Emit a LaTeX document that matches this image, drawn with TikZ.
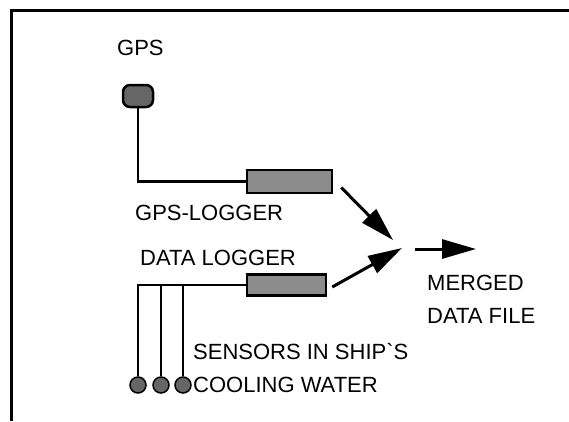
\documentclass[tikz,border=0pt]{standalone}
\usepackage{fontspec}
\setmainfont{Liberation Sans}
\usetikzlibrary{arrows.meta}
\begin{document}
\begin{tikzpicture}[x=1pt, y=-1pt, line join=miter]
        \tikzstyle{logger}=[draw, rectangle, line width=2.5pt, fill=black!45, inner sep=0pt]
        \tikzstyle{probe}=[draw, circle, line width=1.5pt, fill=black!60, minimum size=16pt, inner sep=0pt]
        \tikzstyle{caption}=[anchor=base west, inner sep=0pt, align=left, font=\fontsize{22}{33.5}\selectfont]
        \tikzstyle{wire}=[line width=2.2pt]
        \tikzstyle{flow}=[line width=3pt, -{Triangle[length=34pt, width=19pt]}]

        \useasboundingbox (0,0) rectangle (569,421);
        \draw[line width=3pt] (11,421) -- (11,10) -- (569,10);

        \node[caption] (gpstext) at (117,55) {GPS};
        \node[draw, line width=2.5pt, fill=black!60, rounded corners=7pt, minimum width=30pt, minimum height=22pt, inner sep=0pt] (gps) at (138,96) {};

        \node[logger, minimum width=85pt, minimum height=23pt] (gpslog) at (289.5,181.5) {};
        \node[caption] (gpslogtext) at (135,220) {GPS-LOGGER};
        \node[caption] (datalogtext) at (140,265) {DATA LOGGER};
        \node[logger, minimum width=79pt, minimum height=21pt] (datalog) at (286.5,285) {};

        \node[probe] (s1) at (138,385) {};
        \node[probe] (s2) at (161,385) {};
        \node[probe] (s3) at (183,385) {};
        \node[caption, anchor=north west] (sensortext) at (193,343) {SENSORS IN SHIP\textasciigrave S\\COOLING WATER};

        \node[caption, anchor=north west] (mergedtext) at (427,274.5) {MERGED\\DATA FILE};

        \coordinate (tipa) at (393,240);
        \coordinate (tipb) at (402,248);
        \coordinate (outa) at (415,249);
        \coordinate (outb) at (476,249);

        \draw[wire] (gps.south) |- (gpslog.west);
        \draw[wire] (s1.north) |- (datalog.west);
        \draw[wire] (s2.north) -- (s2 |- datalog.west);
        \draw[wire] (s3.north) -- (s3 |- datalog.west);

        \draw[flow] (gpslog.east) ++(8,6) -- (tipa);
        \draw[flow] (datalog.east) ++(5,2) -- (tipb);
        \draw[flow] (outa) -- (outb);
    \end{tikzpicture}
\end{document}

= = =

**EXERCISE DIRECTIONS:**
Write out the full listing verbatim, excluding its pictures.

**EXPECTED ANSWER:**
Emit a LaTeX document that matches this image, drawn with TikZ.
\documentclass[tikz,border=0pt]{standalone}
\usepackage{fontspec}
\setmainfont{Liberation Sans}
\usetikzlibrary{arrows.meta}
\begin{document}
\begin{tikzpicture}[x=1pt, y=-1pt, line join=miter]
        \tikzstyle{logger}=[draw, rectangle, line width=2.5pt, fill=black!45, inner sep=0pt]
        \tikzstyle{probe}=[draw, circle, line width=1.5pt, fill=black!60, minimum size=16pt, inner sep=0pt]
        \tikzstyle{caption}=[anchor=base west, inner sep=0pt, align=left, font=\fontsize{22}{33.5}\selectfont]
        \tikzstyle{wire}=[line width=2.2pt]
        \tikzstyle{flow}=[line width=3pt, -{Triangle[length=34pt, width=19pt]}]

        \useasboundingbox (0,0) rectangle (569,421);
        \draw[line width=3pt] (11,421) -- (11,10) -- (569,10);

        \node[caption] (gpstext) at (117,55) {GPS};
        \node[draw, line width=2.5pt, fill=black!60, rounded corners=7pt, minimum width=30pt, minimum height=22pt, inner sep=0pt] (gps) at (138,96) {};

        \node[logger, minimum width=85pt, minimum height=23pt] (gpslog) at (289.5,181.5) {};
        \node[caption] (gpslogtext) at (135,220) {GPS-LOGGER};
        \node[caption] (datalogtext) at (140,265) {DATA LOGGER};
        \node[logger, minimum width=79pt, minimum height=21pt] (datalog) at (286.5,285) {};

        \node[probe] (s1) at (138,385) {};
        \node[probe] (s2) at (161,385) {};
        \node[probe] (s3) at (183,385) {};
        \node[caption, anchor=north west] (sensortext) at (193,343) {SENSORS IN SHIP\textasciigrave S\\COOLING WATER};

        \node[caption, anchor=north west] (mergedtext) at (427,274.5) {MERGED\\DATA FILE};

        \coordinate (tipa) at (393,240);
        \coordinate (tipb) at (402,248);
        \coordinate (outa) at (415,249);
        \coordinate (outb) at (476,249);

        \draw[wire] (gps.south) |- (gpslog.west);
        \draw[wire] (s1.north) |- (datalog.west);
        \draw[wire] (s2.north) -- (s2 |- datalog.west);
        \draw[wire] (s3.north) -- (s3 |- datalog.west);

        \draw[flow] (gpslog.east) ++(8,6) -- (tipa);
        \draw[flow] (datalog.east) ++(5,2) -- (tipb);
        \draw[flow] (outa) -- (outb);
    \end{tikzpicture}
\end{document}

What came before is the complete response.